I think that when Boston’s black voters have a candidate who they think matters to them in the field, they will come out and vote en bloc to help get that candidate through the primary/prelim. That mostly means a black candidate with a legitimate chance to win the office, or secondarily a non-black candidate with a well-established record of service to the community (ie, Menino).

In the absence of such a candidate, Boston’s black voters are likely to sit it out. Those who show up will split their votes, roughly in the order of 1) black candidates with some legitimacy; 2) other non-white candidates with a legitimate chance; 3) black candidates with no chance at all; 3) white candidates they know and don’t actively dislike.

There does seem to be some evidence, however, that voter interest and GOTV infrastructure has built up now to the point where it won’t take a “special” candidate like Deval or Barack to drive turnout, with odd-timed special elections perhaps remaining only as anomalies. I’m still cautious on that, but it’s not impossible.

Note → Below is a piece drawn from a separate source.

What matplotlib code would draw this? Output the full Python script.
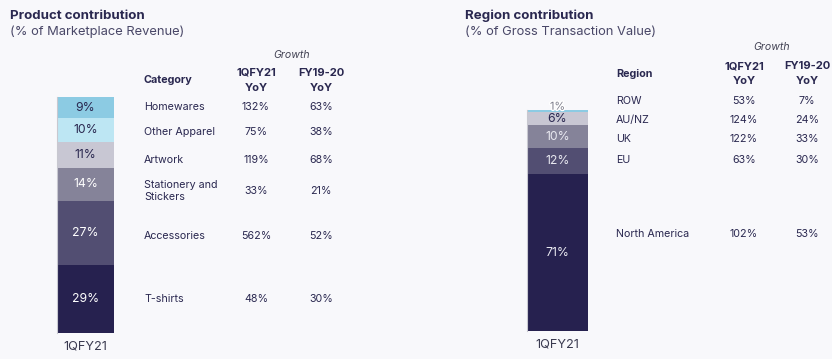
import matplotlib.pyplot as plt
import matplotlib.patheffects as pe

plt.rcParams['font.family'] = ['Inter', 'DejaVu Sans']

# Product contribution data (bottom to top)
prod_cats = ['T-shirts', 'Accessories', 'Stationery and\nStickers', 'Artwork', 'Other Apparel', 'Homewares']
prod_share = [29, 27, 14, 11, 10, 9]
prod_q = ['48%', '562%', '33%', '119%', '75%', '132%']
prod_fy = ['30%', '52%', '21%', '68%', '38%', '63%']
prod_colors = ['#26214f', '#524e72', '#858399', '#c8c7d3', '#bde6f3', '#8ccbe3']
prod_txt = ['white', 'white', 'white', '#2a2850', '#2a2850', '#2a2850']

# Region contribution data (bottom to top)
reg_cats = ['North America', 'EU', 'UK', 'AU/NZ', 'ROW']
reg_share = [71, 12, 10, 6, 1]
reg_q = ['102%', '63%', '122%', '124%', '53%']
reg_fy = ['53%', '30%', '33%', '24%', '7%']
reg_colors = ['#26214f', '#524e72', '#858399', '#c8c7d3', '#8ccbe3']
reg_txt = ['#e8e8f0', '#e8e8f0', '#e8e8f0', '#2a2850', '#7a7a88']

bg = '#f8f8fb'
ink = '#2a2850'
W, H = 832, 359

fig = plt.figure(figsize=(W / 100, H / 100), dpi=100, facecolor=bg)


def px(x, y):
    return x / W, 1 - y / H


def txt(x, y, s, **kw):
    kw.setdefault('color', ink)
    kw.setdefault('fontsize', 7.7)
    kw.setdefault('va', 'center')
    fig.text(*px(x, y), s, **kw)


def stacked(left, top, width, bottom_px, shares, colors, tcols, small_top=False):
    ax = fig.add_axes([left / W, 1 - bottom_px / H, width / W, (bottom_px - top) / H])
    ax.set_facecolor(bg)
    b = 0
    for i, (v, c, tc) in enumerate(zip(shares, colors, tcols)):
        ax.bar(0, v, bottom=b, width=1, color=c, edgecolor='none')
        if small_top and i == len(shares) - 1:
            t = ax.text(0, b + v + 1.5, f'{v}%', ha='center', va='center', fontsize=7.8,
                        color=tc, clip_on=False)
            t.set_path_effects([pe.withStroke(linewidth=2, foreground='white')])
        else:
            ax.text(0, b + v / 2, f'{v}%', ha='center', va='center', fontsize=8.8, color=tc)
        b += v
    # thin light edge on the left side of the bar
    ax.plot([-0.5, -0.5], [0, b], color='#c8c8d0', lw=0.8, clip_on=False)
    ax.set_xlim(-0.5, 0.5)
    ax.set_ylim(0, sum(shares))
    ax.axis('off')
    return ax


# Left panel
txt(10, 16, 'Product contribution', fontsize=9.6, fontweight='bold')
txt(10, 32, '(% of Marketplace Revenue)', fontsize=9.3, color='#4a4868')
stacked(57, 97, 57, 333, prod_share, prod_colors, prod_txt)
txt(85, 346, '1QFY21', fontsize=9.2, ha='center', color='#3a3a50')
txt(292, 55, 'Growth', fontsize=7.6, style='italic', ha='center', color='#444455')
txt(256, 73, '1QFY21', fontsize=8, fontweight='bold', ha='center')
txt(256, 88, 'YoY', fontsize=8, fontweight='bold', ha='center')
txt(321, 73, 'FY19-20', fontsize=8, fontweight='bold', ha='center')
txt(321, 88, 'YoY', fontsize=8, fontweight='bold', ha='center')
txt(144, 80, 'Category', fontsize=7.8, fontweight='bold')
prod_y = [299, 236, 191, 160, 132, 107]
for c, q, f, y in zip(prod_cats, prod_q, prod_fy, prod_y):
    txt(144, y, c, linespacing=1.3)
    txt(256, y, q, ha='center')
    txt(321, y, f, ha='center')

# Right panel
txt(465, 16, 'Region contribution', fontsize=9.6, fontweight='bold')
txt(465, 32, '(% of Gross Transaction Value)', fontsize=9.3, color='#4a4868')
stacked(527, 110, 61, 331, reg_share, reg_colors, reg_txt, small_top=True)
txt(557, 345, '1QFY21', fontsize=9.2, ha='center', color='#3a3a50')
txt(772, 47, 'Growth', fontsize=7.6, style='italic', ha='center', color='#444455')
txt(744, 66, '1QFY21', fontsize=8, fontweight='bold', ha='center')
txt(744, 81, 'YoY', fontsize=8, fontweight='bold', ha='center')
txt(807, 66, 'FY19-20', fontsize=8, fontweight='bold', ha='center')
txt(807, 81, 'YoY', fontsize=8, fontweight='bold', ha='center')
txt(616, 74, 'Region', fontsize=7.8, fontweight='bold')
reg_y = [234, 160, 139, 120, 101]
for c, q, f, y in zip(reg_cats, reg_q, reg_fy, reg_y):
    txt(616, y, c)
    txt(744, y, q, ha='center')
    txt(807, y, f, ha='center')

fig.savefig('out.png', dpi=100, facecolor=bg)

The other tough question is what it takes to become a “special” candidate pushing up that turnout rate. Is it necessarily a charismatic figure, like Patrick or Forry? Or is it enough to be a legitimate, credible black candidate for a significant office? And what happens if there are multiple credible black candidates?

And, if there is no credible black candidate to rally around, have things changed enough that white candidates can vie for a significant number of votes—or is it not worth their effort as was the case in that 2005 prelim?